The revenge of AMD Barcelona's TLB?by Johan De Gelas on March 17, 2008 11:00 AM EST
- Posted in
- IT Computing general
- Low latency L1 TLB (Data and Instructions) 48 entries, supporting all pagesizes
- L2 TLB (Data and Instructions): 512 4k entries, or 128 2M entries
If you compare this with the Intel Penryn family:
- One instruction TLB: 128 entries (4 KB) but only 8 entries for 2MB pages.
- The Data TLB has 2 levels:
– 16 entries (4 KB)
– 256 entries (4 KB), but only 32 for larger pages(2 MB)
You can see that AMD’s K10 family has really massive TLBs compared to the Penryn and previous Intel CPUs, especially if you want to run with large pages.

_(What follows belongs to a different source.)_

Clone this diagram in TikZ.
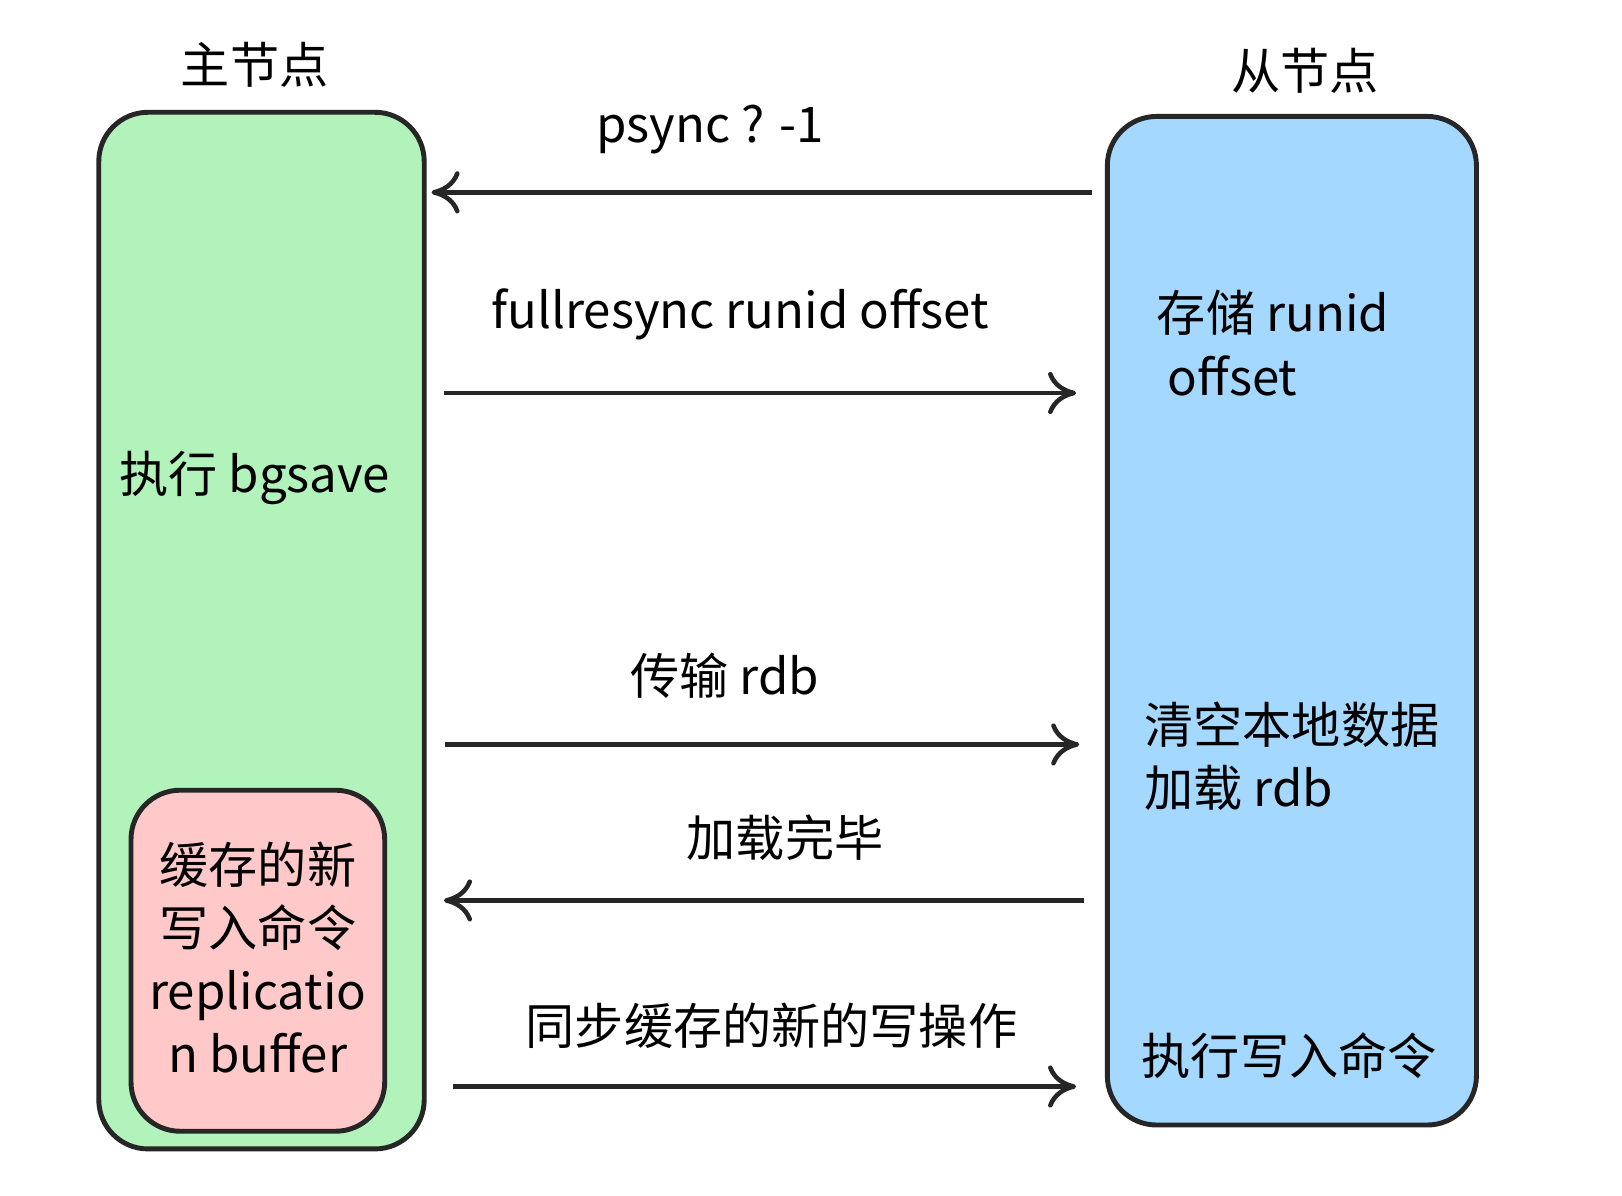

So while this will certainly not affect anyone behind a desktop or mobile, it may well have an impact in the serverworld.
VMWare 3.5 does not yet support Nested Paging, it will be present in an upcoming update. This kind of paging requires really massive TLBs as the page tables of each guest OS are cached in the TLB. But even with shadowpaging, having big TLBs should help when you have a lot of VMs running.
We still have to do quite a bit of benchmarking, but it is clear that the TLB architecture of Barcelona deserves some positive light too. It will be very interesting to see what kind of TLB architecture Nehalem will have, as Nehalem will be the first to support Intel’s Extended Page Tables (EPT, Intel’s version of Nested Pages).
It is interesting to note that Nehalem has a NEW second level 512 entry TLB…
Post Your CommentPlease log in or sign up to comment.
View All Comments
flicker180 - Monday, March 17, 2008 - linkJohan,
NPT is already present in ESX 3.5. You may have read some old slide somewhere, but on ALL VMWare documentation (both internal and external) VMWare acknowledges the execution and implementation of NPTs in ESX 3.5. staring right at a slide deck from VMWare right now that states as such. We're running it in our lab right now on B3 Barcelonas with no issue whatsoever.
Visual - Tuesday, March 18, 2008 - linkSorry for the completely off post.
But I'm really curious, Mr. Dave Graham, did you eventually get barcelona running on your quad-fx board?
I know quad-fx is officially dead now, but maybe if it's finally working with quadcores its still worth getting one of these ancient boards... and who knows, some mobo maker might even do a quad-fx mobo with some more recent chipset even despite amd giving up on the platform.
Alternatively, is it ever possible that a server board will work with normal unbuffered ram?
flicker180 - Tuesday, March 18, 2008 - linkVisual,
hey, never got around to it...got tied into testing Tyan's GT28 systems (the dual twin 1U Johan talked about with regards to CeBit.) Have spent most of my time trying to regress BIOS issues for production units there. However, ESX 3.5 is running quite happily on Barcelona B3 2352s using Tyan S3992-E boards. ;)
JohanAnandtech - Tuesday, March 18, 2008 - linkI am searching for a way to verify this, but I heard at VMWorld 2008 (March 2008) in a session by VMWare architect Richard brunner that is was going to be enabled in one of the upcoming updates of 3.5.
Do you have proof? :-) No issues doesn't mean that NPT is enabled.
flicker180 - Tuesday, March 18, 2008 - linkJohan,
i can't give you access to VMWare internal documentation, so, i'll present what I can to you. you can email me directly if you wish. Talk to Kris Kubicki for my EMC email address.
OndrejSc - Monday, March 17, 2008 - linkIn theory a marginal design advantage like this could result in a tangible performance benefit. But there are far greater design advantages (integrated memory controller) that still aren't able to redeem the lackluster overall speed.
JohanAnandtech - Tuesday, March 18, 2008 - linkIt is too little in most apps, but not in virtualized apps. NPT gives us a 10-20% performance difference.. far from marginal. If you consider that page tables updates can cost from 4 to a 1000 time more cycles in a virtualized environment than in a native one, it is clear that TLB flushes are a lot more costly.
You are right in a native environment, but wrong about virtualized servers: TLB size does matter there!